The Crowd Is Wrong About AI's Death. It's Just Getting a Second Wind.
By Viktor Volkov | Against the Grain
Everyone seems convinced the AI trade is either a bursting bubble or a spent force. The sentiment across Reddit is a nervous oscillation between "crash incoming" and "don't worry, it always comes back." The magnificent seven are down 15-30%, fears of a "compute crunch" and "AI airline economics" are proliferating, and Michael Saylor is selling Bitcoin at a 50% loss—a classic capitulation signal for the crypto-adjacent tech mania. The consensus is clear: the easy money has been made, the narrative is fraying, and it's time to rotate into "safe" value or hide in cash.
I'm here to tell you the crowd is missing the forest for the dying trees. They're looking at the speculative froth receding from the shores of Nvidia and OpenAI and calling it an ocean-wide drought. They're not seeing the industrial mobilization happening beneath the surface. The real AI trade isn't about which LLM chatbot wins; it's about who builds, powers, and connects the physical infrastructure required to run them. The panic over "artificial earnings" is obscuring a very real, multi-trillion-dollar capital expenditure cycle that is only in its second inning. While retail debates if AI is a bubble, South Korea is announcing a national strategy to build an entire AI industrial ecosystem. While they fret over Saylor's margin calls, the JPM collar roll is mechanically forcing billions into the market. The signal isn't in the fear; it's in the forced flows and the geopolitical chess moves.
Look at the evidence buried in today's chatter. A highly-upvoted post details South Korea's "long-term national strategy centered on AI infrastructure, semiconductor manufacturing, advanced manufacturing, and industrial infrastructure." This isn't a company earnings call; this is a nation-state committing to a decades-long industrial policy. It’s the modern equivalent of the Marshall Plan for compute. The money will flow to the picks and shovels—the ASMLs, the Applied Materials, the power grid engineers, and the construction firms. The panic over AI software becoming a low-margin commodity (the "airline industry" analogy) is valid for pure-play software. But it makes the case for owning the hardware layer even stronger. You don't care if the airlines are profitable if you own Boeing and Airbus.
Even the fear is misplaced. The post asking "Reduced chances of crash?" correctly notes that the Mag7 have already corrected meaningfully. This isn't 1999 where the bubble pops at the peak; this is 2004, where a mid-cycle valuation reset clears the way for the next leg driven by actual earnings and capex.
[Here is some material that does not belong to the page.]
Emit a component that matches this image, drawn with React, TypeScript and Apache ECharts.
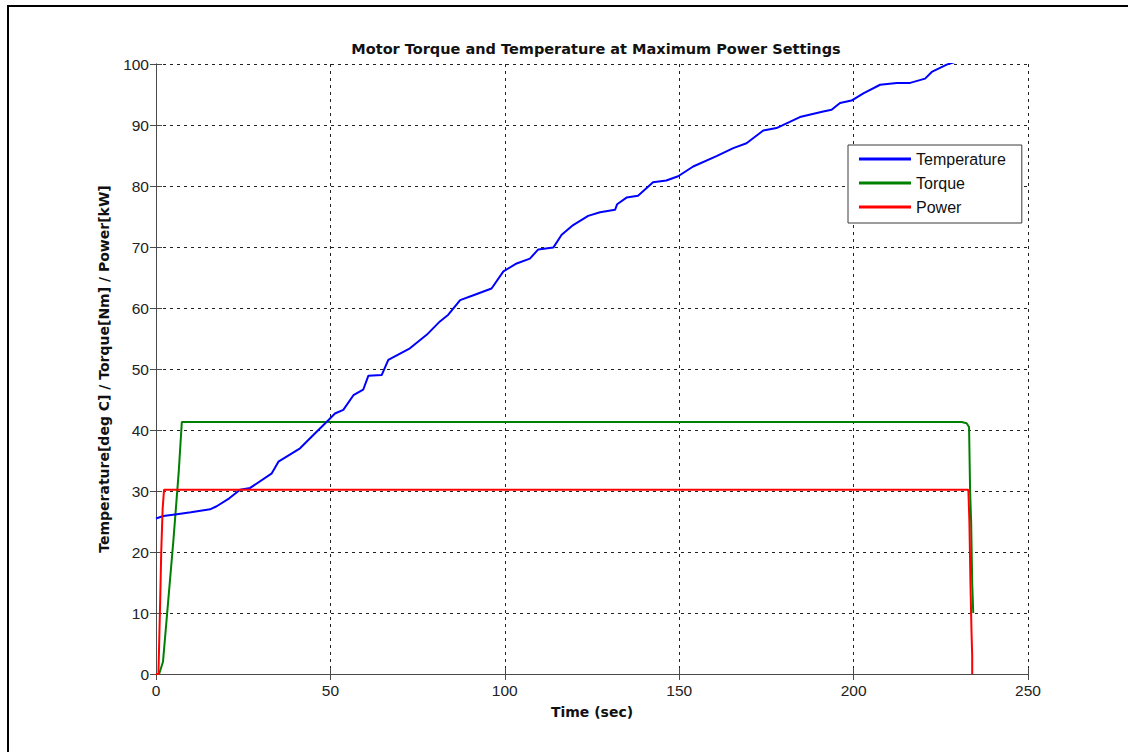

The real risk isn't that AI fails; it's that it succeeds beyond our current grid capacity, creating a durable, multi-year bottleneck in power and silicon that benefits a completely different set of companies. The crowd is selling the narrative; the contrarian move is to buy the bottleneck.
What If I'm Wrong?
If I'm wrong, then the AI skeptics are right: the demand surge is purely speculative, the capex plans will be slashed at the first sign of economic weakness, and the entire sector faces a decade of overcapacity and crushed margins. In that scenario, the only safe haven is long-duration Treasury bonds and companies that sell discounted beef jerky.
Methodology Note: Analysis based on approximately 200+ posts and 2,000+ comments from Reddit's investing communities over the past 24 hours. The contrarian take here feels necessary because the bearishness on AI has become a reflexive, almost performative stance. The evidence for a structural, government-backed infrastructure build-out is being drowned out by noise about bubbles. Confidence: 70%.